┌─ Given data
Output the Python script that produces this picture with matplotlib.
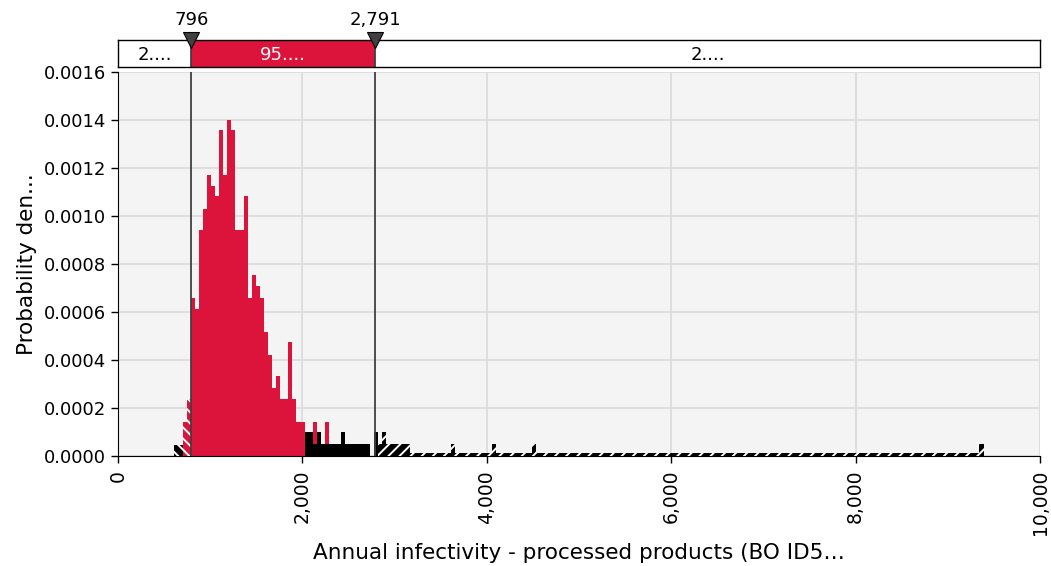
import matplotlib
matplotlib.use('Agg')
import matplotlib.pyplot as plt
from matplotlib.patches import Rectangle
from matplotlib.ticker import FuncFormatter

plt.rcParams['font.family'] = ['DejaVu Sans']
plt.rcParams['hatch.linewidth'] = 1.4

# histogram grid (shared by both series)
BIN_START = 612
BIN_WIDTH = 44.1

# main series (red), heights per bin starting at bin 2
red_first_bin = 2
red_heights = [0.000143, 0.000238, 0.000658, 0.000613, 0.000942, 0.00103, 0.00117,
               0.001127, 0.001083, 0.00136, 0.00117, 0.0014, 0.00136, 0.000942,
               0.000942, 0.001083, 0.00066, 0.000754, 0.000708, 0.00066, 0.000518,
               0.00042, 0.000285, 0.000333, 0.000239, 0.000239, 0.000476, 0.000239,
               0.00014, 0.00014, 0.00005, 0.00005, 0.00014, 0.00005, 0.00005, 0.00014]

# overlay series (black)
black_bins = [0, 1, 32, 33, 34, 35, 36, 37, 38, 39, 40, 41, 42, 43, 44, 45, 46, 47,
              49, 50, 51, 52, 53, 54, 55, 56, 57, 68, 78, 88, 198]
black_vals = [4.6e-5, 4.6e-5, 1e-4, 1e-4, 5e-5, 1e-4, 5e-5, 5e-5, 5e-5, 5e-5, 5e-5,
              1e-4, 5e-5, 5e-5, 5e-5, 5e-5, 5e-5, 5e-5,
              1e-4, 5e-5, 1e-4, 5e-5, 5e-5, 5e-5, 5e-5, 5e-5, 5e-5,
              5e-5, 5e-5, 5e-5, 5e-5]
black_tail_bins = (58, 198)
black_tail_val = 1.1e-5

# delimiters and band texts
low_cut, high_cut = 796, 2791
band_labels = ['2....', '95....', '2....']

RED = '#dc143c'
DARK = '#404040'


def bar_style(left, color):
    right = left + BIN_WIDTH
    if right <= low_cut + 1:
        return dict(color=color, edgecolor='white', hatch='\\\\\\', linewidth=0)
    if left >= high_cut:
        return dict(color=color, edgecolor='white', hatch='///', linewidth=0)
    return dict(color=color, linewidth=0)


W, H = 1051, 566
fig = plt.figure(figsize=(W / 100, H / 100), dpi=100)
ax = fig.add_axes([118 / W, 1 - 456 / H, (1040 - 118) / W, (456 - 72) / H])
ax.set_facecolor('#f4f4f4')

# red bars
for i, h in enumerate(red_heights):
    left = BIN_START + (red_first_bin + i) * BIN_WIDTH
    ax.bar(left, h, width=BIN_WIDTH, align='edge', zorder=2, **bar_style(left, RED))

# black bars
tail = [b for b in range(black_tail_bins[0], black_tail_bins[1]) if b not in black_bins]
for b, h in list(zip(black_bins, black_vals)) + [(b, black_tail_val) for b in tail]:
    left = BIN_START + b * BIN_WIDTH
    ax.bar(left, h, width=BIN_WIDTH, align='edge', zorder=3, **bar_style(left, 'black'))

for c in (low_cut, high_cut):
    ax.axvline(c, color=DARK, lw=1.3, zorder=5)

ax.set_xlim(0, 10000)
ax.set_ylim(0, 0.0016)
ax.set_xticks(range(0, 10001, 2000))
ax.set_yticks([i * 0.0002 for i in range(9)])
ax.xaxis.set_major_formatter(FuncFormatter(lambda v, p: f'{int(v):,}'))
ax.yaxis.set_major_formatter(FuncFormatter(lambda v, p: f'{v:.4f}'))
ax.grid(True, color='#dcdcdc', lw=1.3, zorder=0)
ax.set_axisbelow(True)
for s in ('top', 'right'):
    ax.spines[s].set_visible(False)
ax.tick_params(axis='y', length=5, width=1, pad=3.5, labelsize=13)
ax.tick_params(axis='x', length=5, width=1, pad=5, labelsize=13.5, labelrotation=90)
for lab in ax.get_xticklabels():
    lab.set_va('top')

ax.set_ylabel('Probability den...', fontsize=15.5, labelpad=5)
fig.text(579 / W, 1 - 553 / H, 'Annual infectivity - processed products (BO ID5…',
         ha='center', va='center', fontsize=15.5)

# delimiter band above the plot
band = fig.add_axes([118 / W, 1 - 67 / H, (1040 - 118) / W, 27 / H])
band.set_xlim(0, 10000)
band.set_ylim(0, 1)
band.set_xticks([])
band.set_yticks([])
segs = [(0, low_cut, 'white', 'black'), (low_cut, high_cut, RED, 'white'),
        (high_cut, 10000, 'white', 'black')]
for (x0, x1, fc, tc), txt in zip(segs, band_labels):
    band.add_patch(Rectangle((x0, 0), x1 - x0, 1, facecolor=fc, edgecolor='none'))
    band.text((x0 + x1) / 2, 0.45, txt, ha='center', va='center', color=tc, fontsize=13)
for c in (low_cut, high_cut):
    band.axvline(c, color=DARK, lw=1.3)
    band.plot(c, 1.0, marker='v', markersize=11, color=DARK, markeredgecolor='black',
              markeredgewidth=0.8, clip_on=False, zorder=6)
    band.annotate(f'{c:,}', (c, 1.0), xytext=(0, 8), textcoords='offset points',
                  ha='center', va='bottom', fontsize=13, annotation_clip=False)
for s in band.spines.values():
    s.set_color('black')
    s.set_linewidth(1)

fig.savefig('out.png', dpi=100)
└─
#### Task brief:
Set the lines above down again, word for word, from the first through the one containing "plt.rcParams['hatch.linewidth'] = 1.4"; pictures excluded.

#### Output for this task:
Output the Python script that produces this picture with matplotlib.
import matplotlib
matplotlib.use('Agg')
import matplotlib.pyplot as plt
from matplotlib.patches import Rectangle
from matplotlib.ticker import FuncFormatter

plt.rcParams['font.family'] = ['DejaVu Sans']
plt.rcParams['hatch.linewidth'] = 1.4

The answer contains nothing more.